§ **WHAT YOU ARE ASKED TO DO**
Each line below should be retyped exactly, with no pictures.

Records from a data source
▼▼▼
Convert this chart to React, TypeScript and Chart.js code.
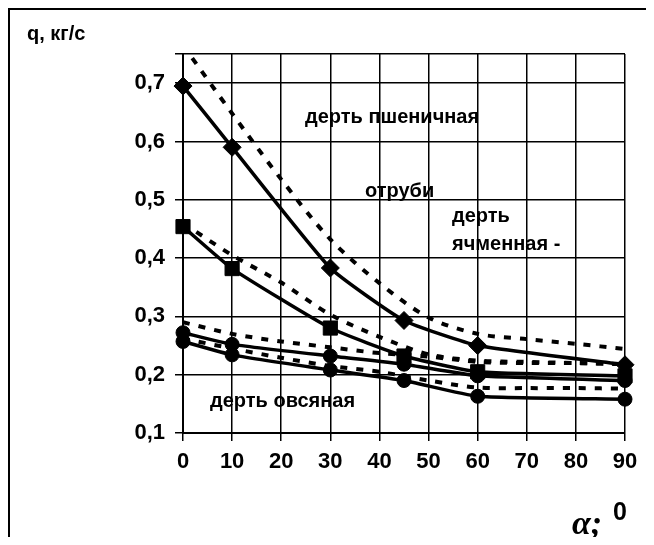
import React, { useEffect, useRef } from 'react';
import { Chart, registerables } from 'chart.js';

Chart.register(...registerables);

// ---- data ----
const angleTicks = [0, 10, 20, 30, 40, 50, 60, 70, 80, 90];
const qTicks = [0.1, 0.2, 0.3, 0.4, 0.5, 0.6, 0.7];
const qMin = 0.1;
const qMax = 0.75;

// measured (solid lines with markers)
const measuredAngles = [0, 10, 30, 45, 60, 90];
const wheatMeasured = [0.695, 0.59, 0.383, 0.293, 0.25, 0.217];
const branMeasured = [0.454, 0.382, 0.28, 0.232, 0.205, 0.198];
const barleyMeasured = [0.272, 0.252, 0.232, 0.218, 0.198, 0.19];
const oatMeasured = [0.257, 0.234, 0.208, 0.19, 0.163, 0.158];

// calculated (dashed lines)
const calcAngles = [0, 10, 20, 30, 40, 50, 60, 70, 80, 90];
const wheatCalc = [0.765, 0.648, 0.535, 0.432, 0.357, 0.298, 0.27, 0.261, 0.253, 0.244];
const branCalc = [0.46, 0.405, 0.358, 0.303, 0.265, 0.235, 0.224, 0.222, 0.22, 0.218];
const barleyCalc = [0.29, 0.27, 0.257, 0.247, 0.237, 0.231, 0.222, 0.22, 0.22, 0.218];
const oatCalc = [0.262, 0.245, 0.229, 0.215, 0.205, 0.19, 0.178, 0.177, 0.177, 0.176];

// texts
const yTitle = 'q, кг/с';
const xTitle = 'α;';
const xTitleSup = '0';
const labelWheat = 'дерть пшеничная';
const labelBran = 'отруби';
const labelBarley1 = 'дерть';
const labelBarley2 = 'ячменная -';
const labelOat = 'дерть овсяная';

const FONT = '"Liberation Sans", Arial, sans-serif';

const toPts = (xs: number[], ys: number[]) => xs.map((x, i) => ({ x, y: ys[i] }));

const annotations = {
  id: 'annotations',
  afterDraw(chart: any) {
    const ctx = chart.ctx as CanvasRenderingContext2D;
    ctx.save();
    ctx.fillStyle = '#000';
    ctx.textBaseline = 'alphabetic';
    ctx.textAlign = 'left';
    ctx.font = `bold 20px ${FONT}`;
    ctx.fillText(labelWheat, 295, 113);
    ctx.fillText(labelBran, 355, 187);
    ctx.fillText(labelBarley1, 442, 212);
    ctx.fillText(labelBarley2, 442, 240);
    ctx.fillText(labelOat, 200, 397);
    ctx.font = `bold 20px ${FONT}`;
    ctx.fillText(yTitle, 17, 30);
    ctx.font = `italic bold 34px "Liberation Serif", "Times New Roman", serif`;
    ctx.fillText(xTitle, 562, 524);
    ctx.font = `bold 25px ${FONT}`;
    ctx.fillText(xTitleSup, 603, 510);
    ctx.restore();
  },
};

export default function App() {
  const ref = useRef<HTMLCanvasElement>(null);
  useEffect(() => {
    if (!ref.current) return;
    const solid = (data: number[], style: any, radius: number) => ({
      data: toPts(measuredAngles, data),
      borderColor: '#000',
      backgroundColor: '#000',
      borderWidth: 3.5,
      pointStyle: style,
      pointRadius: radius,
      pointBorderWidth: 1,
      pointBackgroundColor: '#000',
      pointBorderColor: '#000',
      tension: 0.15,
      clip: false,
      order: 1,
    });
    const dashed = (data: number[]) => ({
      data: toPts(calcAngles, data),
      borderColor: '#000',
      borderWidth: 4,
      borderDash: [7, 9],
      pointRadius: 0,
      tension: 0.3,
      order: 2,
    });
    const chart = new Chart(ref.current, {
      type: 'line',
      data: {
        datasets: [
          solid(wheatMeasured, 'rectRot', 9),
          solid(branMeasured, 'rect', 10),
          solid(barleyMeasured, 'circle', 7),
          solid(oatMeasured, 'circle', 7),
          dashed(wheatCalc),
          dashed(branCalc),
          dashed(barleyCalc),
          dashed(oatCalc),
        ] as any,
      },
      options: {
        responsive: false,
        animation: false,
        events: [],
        layout: { padding: { left: 0, top: 44, right: 21, bottom: 44 } },
        plugins: { legend: { display: false }, tooltip: { enabled: false }, title: { display: false } },
        scales: {
          x: {
            type: 'linear',
            min: 0,
            max: 90,
            afterBuildTicks: (s: any) => {
              s.ticks = angleTicks.map((v) => ({ value: v }));
            },
            afterFit: (s: any) => {
              s.height = 60;
            },
            ticks: {
              color: '#000',
              font: { family: FONT, size: 22, weight: 'bold' },
              padding: 8,
              maxRotation: 0,
              autoSkip: false,
              callback: (v: any) => String(v),
            },
            grid: { color: '#000', lineWidth: 1.5, tickLength: 8, tickColor: '#000' },
            border: { color: '#000', width: 2 },
          },
          y: {
            type: 'linear',
            min: qMin,
            max: qMax,
            afterBuildTicks: (s: any) => {
              s.ticks = [...qTicks, qMax].map((v) => ({ value: v }));
            },
            afterFit: (s: any) => {
              s.width = 173;
            },
            ticks: {
              color: '#000',
              font: { family: FONT, size: 22, weight: 'bold' },
              padding: 10,
              autoSkip: false,
              callback: (v: any) => {
                const n = Number(v);
                if (Math.abs(n * 10 - Math.round(n * 10)) > 1e-6) return '';
                return n.toFixed(1).replace('.', ',');
              },
            },
            grid: { color: '#000', lineWidth: 1.5, tickLength: 8, tickColor: '#000' },
            border: { color: '#000', width: 2 },
          },
        },
      },
      plugins: [annotations],
    });
    return () => chart.destroy();
  }, []);
  return (
    <div
      style={{
        position: 'relative',
        width: 640,
        height: 529,
        border: '2px solid #000',
        borderBottom: 'none',
        boxSizing: 'border-box',
        background: '#fff',
      }}
    >
      <canvas ref={ref} width={636} height={527} style={{ position: 'absolute', left: 0, top: 0 }} />
    </div>
  );
}
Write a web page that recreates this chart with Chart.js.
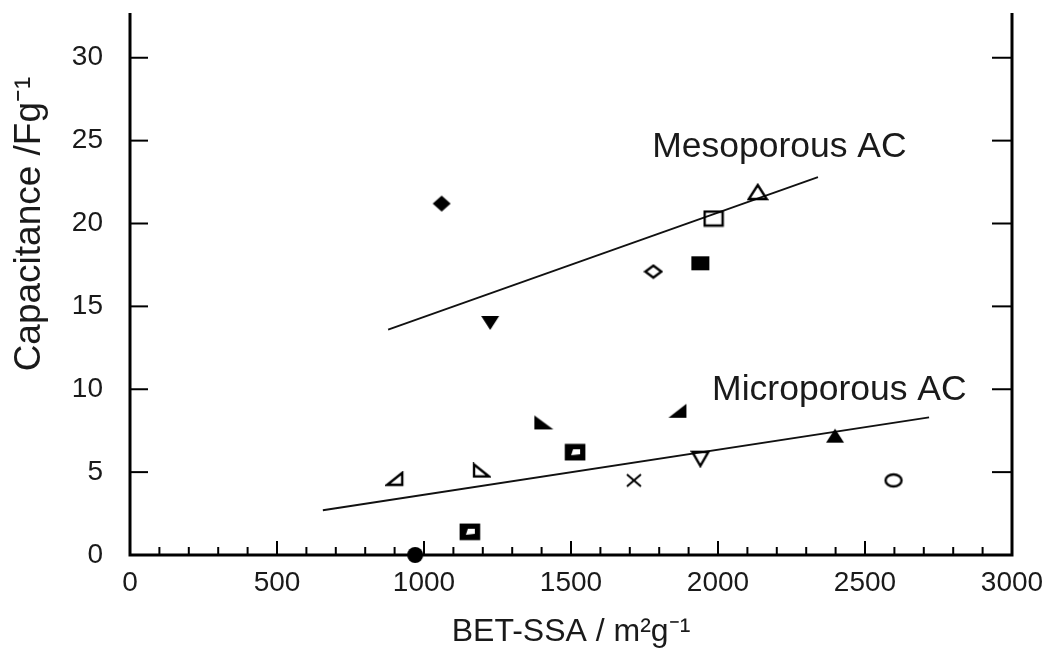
▲▲▲
§ **OUTPUT FOR THIS TASK**
Convert this chart to React, TypeScript and Chart.js code.
import React, { useEffect, useRef } from 'react';
import { Chart, registerables } from 'chart.js';

Chart.register(...registerables);

// ---- data ----
const angleTicks = [0, 10, 20, 30, 40, 50, 60, 70, 80, 90];
const qTicks = [0.1, 0.2, 0.3, 0.4, 0.5, 0.6, 0.7];
const qMin = 0.1;
const qMax = 0.75;

// measured (solid lines with markers)
const measuredAngles = [0, 10, 30, 45, 60, 90];
const wheatMeasured = [0.695, 0.59, 0.383, 0.293, 0.25, 0.217];
const branMeasured = [0.454, 0.382, 0.28, 0.232, 0.205, 0.198];
const barleyMeasured = [0.272, 0.252, 0.232, 0.218, 0.198, 0.19];
const oatMeasured = [0.257, 0.234, 0.208, 0.19, 0.163, 0.158];

// calculated (dashed lines)
const calcAngles = [0, 10, 20, 30, 40, 50, 60, 70, 80, 90];
const wheatCalc = [0.765, 0.648, 0.535, 0.432, 0.357, 0.298, 0.27, 0.261, 0.253, 0.244];
const branCalc = [0.46, 0.405, 0.358, 0.303, 0.265, 0.235, 0.224, 0.222, 0.22, 0.218];
const barleyCalc = [0.29, 0.27, 0.257, 0.247, 0.237, 0.231, 0.222, 0.22, 0.22, 0.218];
const oatCalc = [0.262, 0.245, 0.229, 0.215, 0.205, 0.19, 0.178, 0.177, 0.177, 0.176];

// texts
const yTitle = 'q, кг/с';
const xTitle = 'α;';
const xTitleSup = '0';
const labelWheat = 'дерть пшеничная';
const labelBran = 'отруби';
const labelBarley1 = 'дерть';
const labelBarley2 = 'ячменная -';
const labelOat = 'дерть овсяная';

const FONT = '"Liberation Sans", Arial, sans-serif';

const toPts = (xs: number[], ys: number[]) => xs.map((x, i) => ({ x, y: ys[i] }));

const annotations = {
  id: 'annotations',
  afterDraw(chart: any) {
    const ctx = chart.ctx as CanvasRenderingContext2D;
    ctx.save();
    ctx.fillStyle = '#000';
    ctx.textBaseline = 'alphabetic';
    ctx.textAlign = 'left';
    ctx.font = `bold 20px ${FONT}`;
    ctx.fillText(labelWheat, 295, 113);
    ctx.fillText(labelBran, 355, 187);
    ctx.fillText(labelBarley1, 442, 212);
    ctx.fillText(labelBarley2, 442, 240);
    ctx.fillText(labelOat, 200, 397);
    ctx.font = `bold 20px ${FONT}`;
    ctx.fillText(yTitle, 17, 30);
    ctx.font = `italic bold 34px "Liberation Serif", "Times New Roman", serif`;
    ctx.fillText(xTitle, 562, 524);
    ctx.font = `bold 25px ${FONT}`;
    ctx.fillText(xTitleSup, 603, 510);
    ctx.restore();
  },
};

export default function App() {
  const ref = useRef<HTMLCanvasElement>(null);
  useEffect(() => {
    if (!ref.current) return;
    const solid = (data: number[], style: any, radius: number) => ({
      data: toPts(measuredAngles, data),
      borderColor: '#000',
      backgroundColor: '#000',
      borderWidth: 3.5,
      pointStyle: style,
      pointRadius: radius,
      pointBorderWidth: 1,
      pointBackgroundColor: '#000',
      pointBorderColor: '#000',
      tension: 0.15,
      clip: false,
      order: 1,
    });
    const dashed = (data: number[]) => ({
      data: toPts(calcAngles, data),
      borderColor: '#000',
      borderWidth: 4,
      borderDash: [7, 9],
      pointRadius: 0,
      tension: 0.3,
      order: 2,
    });
    const chart = new Chart(ref.current, {
      type: 'line',
      data: {
        datasets: [
          solid(wheatMeasured, 'rectRot', 9),
          solid(branMeasured, 'rect', 10),
          solid(barleyMeasured, 'circle', 7),
          solid(oatMeasured, 'circle', 7),
          dashed(wheatCalc),
          dashed(branCalc),
          dashed(barleyCalc),
          dashed(oatCalc),
        ] as any,
      },
      options: {
        responsive: false,
        animation: false,
        events: [],
        layout: { padding: { left: 0, top: 44, right: 21, bottom: 44 } },
        plugins: { legend: { display: false }, tooltip: { enabled: false }, title: { display: false } },
        scales: {
          x: {
            type: 'linear',
            min: 0,
            max: 90,
            afterBuildTicks: (s: any) => {
              s.ticks = angleTicks.map((v) => ({ value: v }));
            },
            afterFit: (s: any) => {
              s.height = 60;
            },
            ticks: {
              color: '#000',
              font: { family: FONT, size: 22, weight: 'bold' },
              padding: 8,
              maxRotation: 0,
              autoSkip: false,
              callback: (v: any) => String(v),
            },
            grid: { color: '#000', lineWidth: 1.5, tickLength: 8, tickColor: '#000' },
            border: { color: '#000', width: 2 },
          },
          y: {
            type: 'linear',
            min: qMin,
            max: qMax,
            afterBuildTicks: (s: any) => {
              s.ticks = [...qTicks, qMax].map((v) => ({ value: v }));
            },
            afterFit: (s: any) => {
              s.width = 173;
            },
            ticks: {
              color: '#000',
              font: { family: FONT, size: 22, weight: 'bold' },
              padding: 10,
              autoSkip: false,
              callback: (v: any) => {
                const n = Number(v);
                if (Math.abs(n * 10 - Math.round(n * 10)) > 1e-6) return '';
                return n.toFixed(1).replace('.', ',');
              },
            },
            grid: { color: '#000', lineWidth: 1.5, tickLength: 8, tickColor: '#000' },
            border: { color: '#000', width: 2 },
          },
        },
      },
      plugins: [annotations],
    });
    return () => chart.destroy();
  }, []);
  return (
    <div
      style={{
        position: 'relative',
        width: 640,
        height: 529,
        border: '2px solid #000',
        borderBottom: 'none',
        boxSizing: 'border-box',
        background: '#fff',
      }}
    >
      <canvas ref={ref} width={636} height={527} style={{ position: 'absolute', left: 0, top: 0 }} />
    </div>
  );
}
Write a web page that recreates this chart with Chart.js.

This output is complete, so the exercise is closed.